## INSTRUCTIONS FOR THE TASK
Return each line of the data below exactly, omitting any pictures.

## SOURCE EXCERPT
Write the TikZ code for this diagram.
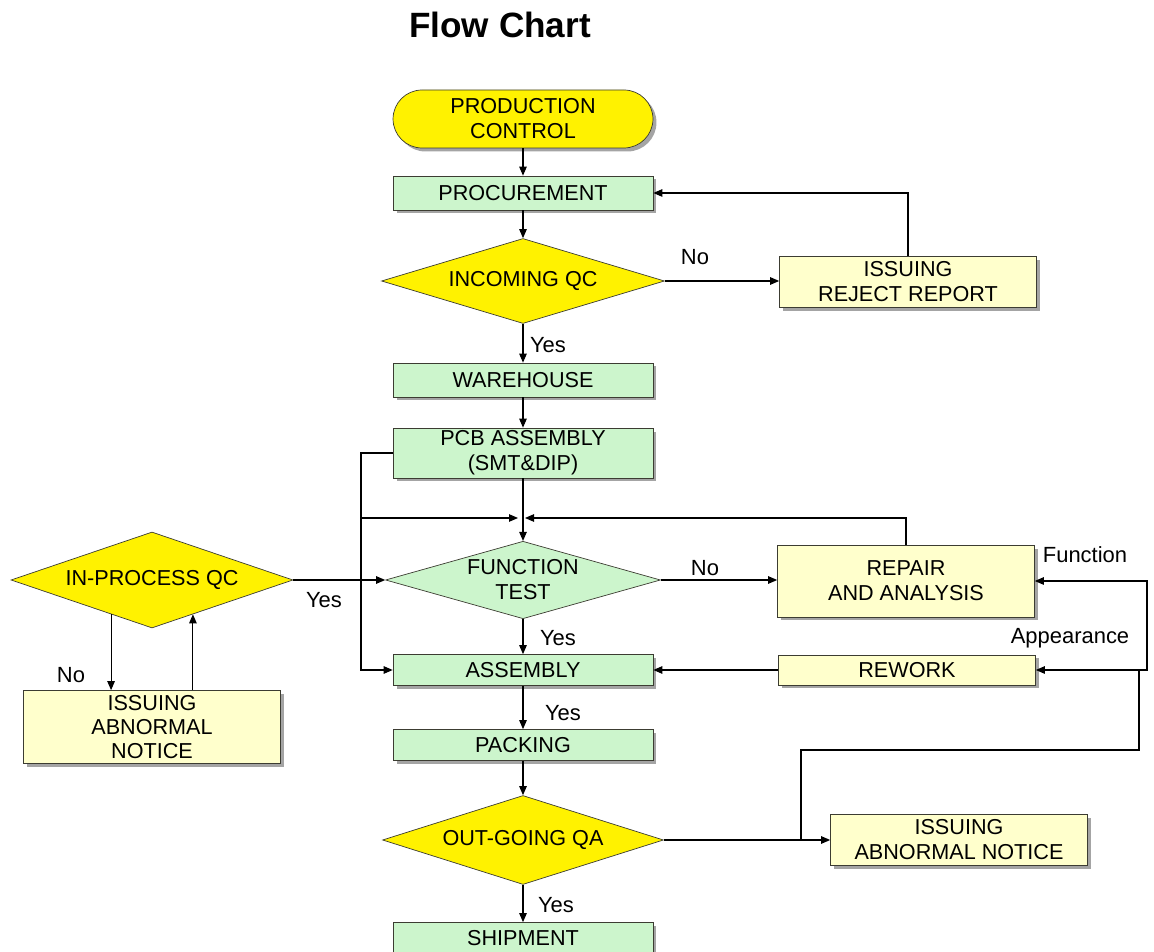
\documentclass[tikz,border=0pt]{standalone}
\usepackage{fontspec}
\setmainfont{Liberation Sans}
\usetikzlibrary{shapes.geometric,arrows.meta,shadows}

\definecolor{qcyellow}{RGB}{255,242,0}
\definecolor{stepgreen}{RGB}{204,245,204}
\definecolor{notepale}{RGB}{255,255,204}
\definecolor{edgegray}{RGB}{60,60,50}

\tikzset{
  boxtxt/.style={font=\fontsize{12.3}{14.2}\selectfont, align=center},
  shade/.style={drop shadow={shadow xshift=0.07cm, shadow yshift=-0.07cm, fill=black!55, opacity=0.65}},
  greenbox/.style={boxtxt, draw=edgegray, fill=stepgreen, shade, minimum width=5.2cm, minimum height=0.68cm, inner sep=1pt},
  palebox/.style={boxtxt, draw=edgegray, fill=notepale, shade, minimum width=5.14cm, inner sep=1pt},
  decide/.style={boxtxt, diamond, aspect=3, inner sep=0pt, draw=edgegray},
  lbl/.style={font=\fontsize{12.5}{14}\selectfont},
  arr/.style={-{Triangle[length=0.18cm,width=0.15cm]}, line width=0.6pt},
}

\begin{document}
\begin{tikzpicture}[x=0.02cm, y=-0.02cm]
\useasboundingbox (0,0) rectangle (1154,952);

	\node (T0) at (500,25) {\fontsize{20}{24}\selectfont\bfseries Flow Chart};

	\node[boxtxt, draw=edgegray, fill=qcyellow, rounded corners=0.58cm, minimum width=5.2cm, minimum height=1.16cm, shade] (PC) at (523,119) {PRODUCTION\\CONTROL};
	\node[greenbox] (PR) at (523,193) {PROCUREMENT};
	\node[decide, fill=qcyellow, minimum width=5.66cm, minimum height=1.7cm] (IQ) at (523,281) {INCOMING QC};
	\node[palebox, minimum height=1.02cm] (RR) at (908,282) {ISSUING\\REJECT REPORT};
	\node[greenbox] (WH) at (523,380) {WAREHOUSE};
	\node[greenbox, minimum height=1.0cm] (PCB) at (523,453) {PCB ASSEMBLY\\(SMT\&DIP)};
	\node[decide, fill=stepgreen, minimum width=5.5cm, minimum height=1.52cm] (FT) at (523,580) {FUNCTION\\TEST};
	\node[palebox, minimum height=1.44cm] (RA) at (906,581) {REPAIR\\AND ANALYSIS};
	\node[palebox, minimum height=0.6cm] (RW) at (907,670) {REWORK};
	\node[greenbox, minimum height=0.62cm] (AS) at (523,670) {ASSEMBLY};
	\node[greenbox, minimum height=0.62cm] (PK) at (523,745) {PACKING};
	\node[decide, fill=qcyellow, minimum width=5.62cm, minimum height=1.78cm] (OQ) at (523,840) {OUT-GOING QA};
	\node[palebox, minimum height=1.02cm] (AN2) at (959,840) {ISSUING\\ABNORMAL NOTICE};
	\node[greenbox, minimum height=0.62cm] (SH) at (523,938) {SHIPMENT};

	\node[decide, fill=qcyellow, minimum width=5.64cm, minimum height=1.92cm] (IP) at (152,580) {IN-PROCESS QC};
	\node[palebox, minimum height=1.46cm, font=\fontsize{12.3}{13.6}\selectfont] (AN1) at (152,727) {ISSUING\\ABNORMAL\\NOTICE};

	\node[lbl] (L1) at (695,257) {No};
	\node[lbl] (L2) at (548,345) {Yes};
	\node[lbl] (L3) at (705,568) {No};
	\node[lbl] (L4) at (558,638) {Yes};
	\node[lbl] (L5) at (563,713) {Yes};
	\node[lbl] (L6) at (556,905) {Yes};
	\node[lbl] (L7) at (324,600) {Yes};
	\node[lbl] (L8) at (71,675) {No};
	\node[lbl] (L9) at (1085,555) {Function};
	\node[lbl] (L10) at (1070,638) {Appearance};

	\coordinate (J0) at (361,518);
	\coordinate (J1) at (523,518);
	\coordinate (K0) at (801,840);
	\coordinate (K1) at (1139,750);
	\coordinate (K2) at (1147,670);

	\draw[arr] (PC.south) -- (PR.north);
	\draw[arr] (PR.south) -- (IQ.north);
	\draw[arr] (IQ.east) -- (IQ.east -| RR.west);
	\draw[arr] (RR.north) |- (PR.east);
	\draw[arr] (IQ.south) -- (WH.north);
	\draw[arr] (WH.south) -- (PCB.north);
	\draw[arr] (PCB.south) -- (FT.north);
	\draw[arr, shorten >=0.1cm] (J0) -- (J1);
	\draw[arr, shorten >=0.04cm] (RA.north) |- (J1);
	\draw[arr] (PCB.west) -- (J0 |- PCB.west) |- (AS.west);

	\draw[arr] (IP.east) -- (FT.west);
	\draw[arr] (FT.east) -- (FT.east -| RA.west);
	\draw[arr] (FT.south) -- (AS.north);
	\draw[arr] (RW.west) -- (AS.east);
	\draw[arr] (AS.south) -- (PK.north);
	\draw[arr] (PK.south) -- (OQ.north);
	\draw[arr] (OQ.south) -- (SH.north);
	\draw[arr] (OQ.east) -- (AN2.west);

	% rework / repair loop
	\draw[arr] (K0) |- (K1) |- (RW.east);
	\draw[arr] (K1 |- RW.east) -- (K2) |- (RA.east);

	\draw[arr] (IP.220) -- (IP.220 |- AN1.north);
	\draw[arr] (IP.-40 |- AN1.north) -- (IP.-40);

\end{tikzpicture}
\end{document}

## WORKED SOLUTION
Write the TikZ code for this diagram.
\documentclass[tikz,border=0pt]{standalone}
\usepackage{fontspec}
\setmainfont{Liberation Sans}
\usetikzlibrary{shapes.geometric,arrows.meta,shadows}

\definecolor{qcyellow}{RGB}{255,242,0}
\definecolor{stepgreen}{RGB}{204,245,204}
\definecolor{notepale}{RGB}{255,255,204}
\definecolor{edgegray}{RGB}{60,60,50}

\tikzset{
  boxtxt/.style={font=\fontsize{12.3}{14.2}\selectfont, align=center},
  shade/.style={drop shadow={shadow xshift=0.07cm, shadow yshift=-0.07cm, fill=black!55, opacity=0.65}},
  greenbox/.style={boxtxt, draw=edgegray, fill=stepgreen, shade, minimum width=5.2cm, minimum height=0.68cm, inner sep=1pt},
  palebox/.style={boxtxt, draw=edgegray, fill=notepale, shade, minimum width=5.14cm, inner sep=1pt},
  decide/.style={boxtxt, diamond, aspect=3, inner sep=0pt, draw=edgegray},
  lbl/.style={font=\fontsize{12.5}{14}\selectfont},
  arr/.style={-{Triangle[length=0.18cm,width=0.15cm]}, line width=0.6pt},
}

\begin{document}
\begin{tikzpicture}[x=0.02cm, y=-0.02cm]
\useasboundingbox (0,0) rectangle (1154,952);

	\node (T0) at (500,25) {\fontsize{20}{24}\selectfont\bfseries Flow Chart};

	\node[boxtxt, draw=edgegray, fill=qcyellow, rounded corners=0.58cm, minimum width=5.2cm, minimum height=1.16cm, shade] (PC) at (523,119) {PRODUCTION\\CONTROL};
	\node[greenbox] (PR) at (523,193) {PROCUREMENT};
	\node[decide, fill=qcyellow, minimum width=5.66cm, minimum height=1.7cm] (IQ) at (523,281) {INCOMING QC};
	\node[palebox, minimum height=1.02cm] (RR) at (908,282) {ISSUING\\REJECT REPORT};
	\node[greenbox] (WH) at (523,380) {WAREHOUSE};
	\node[greenbox, minimum height=1.0cm] (PCB) at (523,453) {PCB ASSEMBLY\\(SMT\&DIP)};
	\node[decide, fill=stepgreen, minimum width=5.5cm, minimum height=1.52cm] (FT) at (523,580) {FUNCTION\\TEST};
	\node[palebox, minimum height=1.44cm] (RA) at (906,581) {REPAIR\\AND ANALYSIS};
	\node[palebox, minimum height=0.6cm] (RW) at (907,670) {REWORK};
	\node[greenbox, minimum height=0.62cm] (AS) at (523,670) {ASSEMBLY};
	\node[greenbox, minimum height=0.62cm] (PK) at (523,745) {PACKING};
	\node[decide, fill=qcyellow, minimum width=5.62cm, minimum height=1.78cm] (OQ) at (523,840) {OUT-GOING QA};
	\node[palebox, minimum height=1.02cm] (AN2) at (959,840) {ISSUING\\ABNORMAL NOTICE};
	\node[greenbox, minimum height=0.62cm] (SH) at (523,938) {SHIPMENT};

	\node[decide, fill=qcyellow, minimum width=5.64cm, minimum height=1.92cm] (IP) at (152,580) {IN-PROCESS QC};
	\node[palebox, minimum height=1.46cm, font=\fontsize{12.3}{13.6}\selectfont] (AN1) at (152,727) {ISSUING\\ABNORMAL\\NOTICE};

	\node[lbl] (L1) at (695,257) {No};
	\node[lbl] (L2) at (548,345) {Yes};
	\node[lbl] (L3) at (705,568) {No};
	\node[lbl] (L4) at (558,638) {Yes};
	\node[lbl] (L5) at (563,713) {Yes};
	\node[lbl] (L6) at (556,905) {Yes};
	\node[lbl] (L7) at (324,600) {Yes};
	\node[lbl] (L8) at (71,675) {No};
	\node[lbl] (L9) at (1085,555) {Function};
	\node[lbl] (L10) at (1070,638) {Appearance};

	\coordinate (J0) at (361,518);
	\coordinate (J1) at (523,518);
	\coordinate (K0) at (801,840);
	\coordinate (K1) at (1139,750);
	\coordinate (K2) at (1147,670);

	\draw[arr] (PC.south) -- (PR.north);
	\draw[arr] (PR.south) -- (IQ.north);
	\draw[arr] (IQ.east) -- (IQ.east -| RR.west);
	\draw[arr] (RR.north) |- (PR.east);
	\draw[arr] (IQ.south) -- (WH.north);
	\draw[arr] (WH.south) -- (PCB.north);
	\draw[arr] (PCB.south) -- (FT.north);
	\draw[arr, shorten >=0.1cm] (J0) -- (J1);
	\draw[arr, shorten >=0.04cm] (RA.north) |- (J1);
	\draw[arr] (PCB.west) -- (J0 |- PCB.west) |- (AS.west);

	\draw[arr] (IP.east) -- (FT.west);
	\draw[arr] (FT.east) -- (FT.east -| RA.west);
	\draw[arr] (FT.south) -- (AS.north);
	\draw[arr] (RW.west) -- (AS.east);
	\draw[arr] (AS.south) -- (PK.north);
	\draw[arr] (PK.south) -- (OQ.north);
	\draw[arr] (OQ.south) -- (SH.north);
	\draw[arr] (OQ.east) -- (AN2.west);

	% rework / repair loop
	\draw[arr] (K0) |- (K1) |- (RW.east);
	\draw[arr] (K1 |- RW.east) -- (K2) |- (RA.east);

	\draw[arr] (IP.220) -- (IP.220 |- AN1.north);
	\draw[arr] (IP.-40 |- AN1.north) -- (IP.-40);

\end{tikzpicture}
\end{document}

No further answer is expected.